Following up on the 2010 study, Jaeggi and University of Michigan people have run a Single N-back study on 60 or so children.
- Abstract: http://www.pnas.org/content/early/2011/06/03/1103228108.abstract
- PDF: http://www.pnas.org/content/early/2011/06/03/1103228108.full.pdf
The abstract is confident and the mainstream coverage unquestioning of the basic claim. But reading it, the data did not seem very solid at all - I will forbear from describing my reservations exactly; I have been accused of being biased against n-backing, however, and I'd appreciate outside opinions, especially from people with expertise in the area.
(Background: Jaeggi 2011 in my DNB FAQ. Don't read it unless you can't render the above requested opinion, since it includes my criticisms.)
My primary objection is: perhaps some of the students in both groups got smarter (these are 8-9 year olds and still developing) for reasons independent of the interventions, which caused them to improve on the n-back training task AND on the other intelligence tests (fluid intelligence, Gf). If you separated the "active control" group into high and low improvers post-hoc just like was done for the n-back group, you might see that the active control "high improvers" are even smarter than the n-back "high improvers". We should expect some 8-9 year olds to improve in intelligence or motivation over the course of a month or two, without any intervention.
Basically, this result sucks, because of the artificial post-hoc division into high- and low- responders to n-back training, needed to show a strong "effect". I'm not certain that the effect is artificial; I'd have to spend a lot of time doing some kind of sampling to show how well the data is explained by my alternative hypothesis.
It's definitely legitimate to look at the whole n-back group vs. the whole active control group. Those results there aren't impressive at all. I just can't give any credit for the post-hoc division because I don't know how to properly penalize it and it's clearly self-serving for Jaeggi. It's borderline deceptive that the graphs don't show the unsplit n-back population.
It's unsurprising (probably offering no evidence against my explanation) that the initial average n-back score for the low improvers is higher than the initial average for the high improvers; this is what you'd expect if you split a set of paired samples drawn from the same distribution with no change at all, for example.
Also, on pg 2/6, I don't understand how the t statistics line up with the group sizes.

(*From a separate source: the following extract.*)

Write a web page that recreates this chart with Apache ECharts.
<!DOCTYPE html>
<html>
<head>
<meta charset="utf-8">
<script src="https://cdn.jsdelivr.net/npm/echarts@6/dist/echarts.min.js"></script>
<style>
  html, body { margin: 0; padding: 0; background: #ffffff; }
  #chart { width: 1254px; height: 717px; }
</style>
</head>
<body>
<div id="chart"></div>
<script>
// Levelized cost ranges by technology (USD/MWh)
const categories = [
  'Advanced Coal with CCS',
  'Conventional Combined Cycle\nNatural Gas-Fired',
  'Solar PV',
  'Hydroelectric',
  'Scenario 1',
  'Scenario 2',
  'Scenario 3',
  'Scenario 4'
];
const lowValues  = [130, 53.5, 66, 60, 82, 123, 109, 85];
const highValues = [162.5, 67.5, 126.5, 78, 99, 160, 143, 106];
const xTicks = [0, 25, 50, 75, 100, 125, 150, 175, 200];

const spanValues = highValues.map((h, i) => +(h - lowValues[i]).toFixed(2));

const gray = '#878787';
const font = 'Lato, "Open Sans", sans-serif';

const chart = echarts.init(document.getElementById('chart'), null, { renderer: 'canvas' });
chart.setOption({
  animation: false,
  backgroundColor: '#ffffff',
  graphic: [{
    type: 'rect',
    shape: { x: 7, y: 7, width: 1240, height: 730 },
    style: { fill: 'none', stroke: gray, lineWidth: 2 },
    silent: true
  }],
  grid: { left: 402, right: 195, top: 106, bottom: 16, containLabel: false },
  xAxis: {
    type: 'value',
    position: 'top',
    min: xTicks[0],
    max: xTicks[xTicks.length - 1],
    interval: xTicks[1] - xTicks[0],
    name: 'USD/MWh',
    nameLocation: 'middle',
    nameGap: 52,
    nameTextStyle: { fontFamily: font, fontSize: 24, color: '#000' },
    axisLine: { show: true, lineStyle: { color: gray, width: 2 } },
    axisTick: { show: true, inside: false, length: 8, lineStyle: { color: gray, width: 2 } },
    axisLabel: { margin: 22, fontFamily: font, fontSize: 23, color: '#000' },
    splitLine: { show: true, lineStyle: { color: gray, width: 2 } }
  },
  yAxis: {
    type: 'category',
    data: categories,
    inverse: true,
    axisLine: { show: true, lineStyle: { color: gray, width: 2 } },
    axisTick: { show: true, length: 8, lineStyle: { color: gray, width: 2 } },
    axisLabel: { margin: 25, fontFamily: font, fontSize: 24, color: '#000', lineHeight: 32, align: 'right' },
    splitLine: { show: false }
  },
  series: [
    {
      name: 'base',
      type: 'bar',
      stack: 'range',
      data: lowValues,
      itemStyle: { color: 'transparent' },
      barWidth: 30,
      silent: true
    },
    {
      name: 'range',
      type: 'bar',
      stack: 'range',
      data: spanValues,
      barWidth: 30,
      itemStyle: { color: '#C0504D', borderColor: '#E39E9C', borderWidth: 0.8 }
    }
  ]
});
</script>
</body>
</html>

The groups are ((16 high improvement+16 low improvement)+30 control), so why is it (15), t(15), t(30), and then later t(16)? Does t(n) not mean that it's a t statistic over a population of n? I'm guessing so. I assume the t is an unpaired student's t-test, which of course assumes the distributions compared are normal. I'm not sure if that's demonstrated, but it may be obvious to experts (it's not to me).
Disclaimer: I did dual n-back for a month or so, and got stuck at 5. I haven't resumed, though I may do so in the future.
Not usually. Numbers in brackets after a well-known statistic normally represent parameters for that statistic's distribution; in the case of a t-test the bracketed number would be the number of degrees of freedom, which might be one less than the sample size (for a one-sample t-test) or two less than the sum of sample sizes (for an equal variances two-sample t-test).